L’équipe de valorisation a aussi exploré l’usage de ce sous-produit comme fertilisant. « Nous sommes allés chercher une accréditation de l’Agence canadienne d’inspection des aliments pour démontrer l’innocuité de la matière. Nous nous en sommes servi en 2021 pour fertiliser des champs de bleuets du côté de la Coop Albanel. Nous avons récolté les bleuets l’an dernier, puis nous en avons fait faire une confiture par Les Délices du Lac. Nous l’avons finalement offerte à nos employés et à nos parties prenantes externes », raconte le directeur.

D’autres succès

Rio Tinto a connu un autre beau succès avec la chaux hydratée aqua-catalysée (CHAC), un sous-produit riche en chaux et en sulfates de calcium provenant du procédé d’épuration du soufre à l’usine Arvida. « Nous avons organisé l’approche scientifique autour de la façon de l’utiliser comme amendement de sol. Il y a un besoin dans la région pour ce type de matières, qui étaient importées de l’extérieur », explique Stéphane Poirier.

Son équipe a dû travailler avec le Bureau de normalisation du Québec pour faire modifier une norme afin de pouvoir incorporer le CHAC comme amendement de sol. Un contrat de 600 000 $ a été signé avec Viridis Environnement à Hébertville pour le conditionnement de ce produit. « Aujourd’hui, nous avons 5 000 tonnes par an de ce sous-produit qui s’en vont dans nos terres agricoles pour neutraliser le pH et favoriser les cultures », souligne M. Poirier. Tout comme l’anhydrite, le CHAC est aussi recyclé à 100 %, grâce à son usage dans différentes autres applications.

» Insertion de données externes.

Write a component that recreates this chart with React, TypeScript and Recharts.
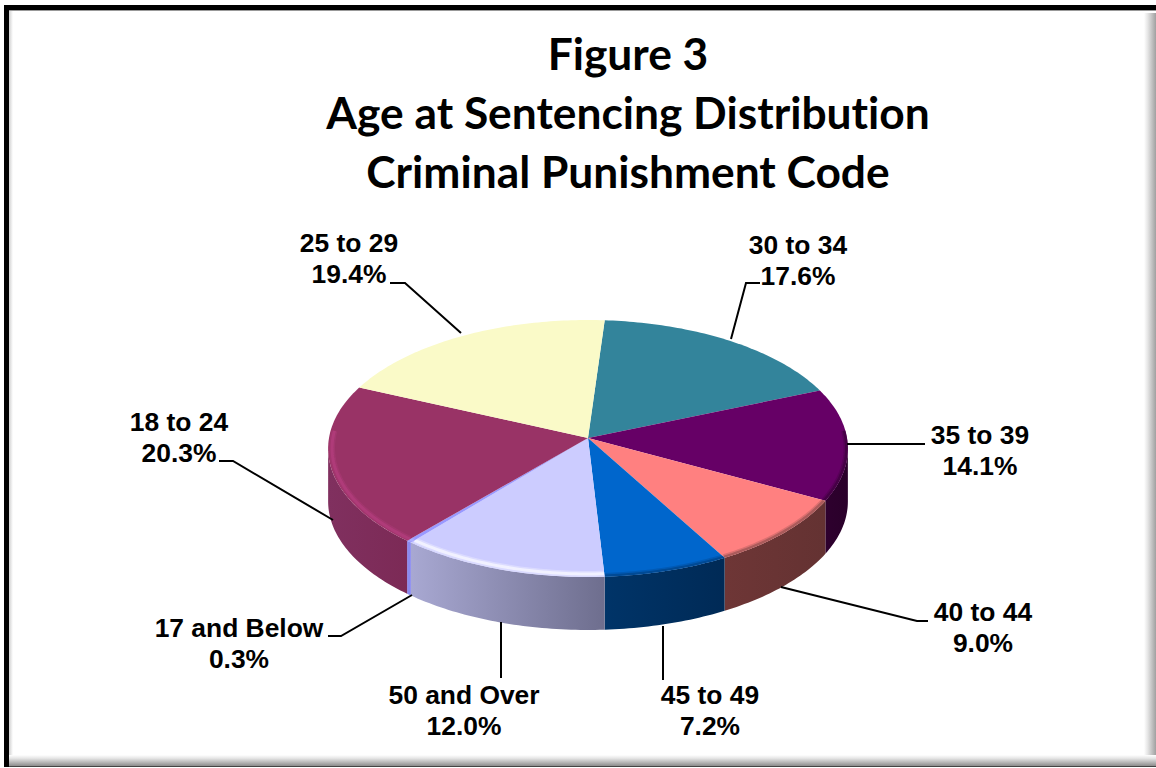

Un projet-pilote d’asphaltage sur les terrains du Complexe Jonquière et du Centre de recherche et développement Arvida (CRDA) est également en cours. « Ce projet s’est développé assez rapidement, à l’intérieur de 18 mois. [...] Pour cet essai, nous nous sommes associés à Inter-Cité pour produire un enrobé avec 5 % de résidus de bauxite et des sous-produits carbonés », relate le directeur.

Ces différents projets reflètent bien la façon de faire de Rio Tinto, qui se collabore toujours à des partenaires qui connaissent bien le marché que l’entreprise souhaite développer. « C’est toujours comme ça que nous procédons. Nous, notre spécialité, c’est le métal. Nous allons donc trouver les meilleurs partenaires locaux pour nous aider à réaliser les projets de valorisation », assure Stéphane Poirier.

Une valeur

Pour le directeur de la valorisation des sous-produits, ces processus sont devenus une véritable valeur d’entreprise. « Les employés s’identifient à la valorisation des sous-produits. Ça crée un mouvement bénéfique pour le développement d’une vision commune », note-t-il.

Même si la valorisation des sous-produits génère un revenu, puisqu’ils sont vendus à d’autres, ce n’est pas le moteur principal derrière la volonté de Rio Tinto de faire ce virage, assure Stéphane Poirier. « On va même jusqu’à payer plus cher pour valoriser certains sous-produits au lieu de les enfouir. […] C’est une valeur qu’on sent fondamentalement importante pour l’entreprise », conclut-il.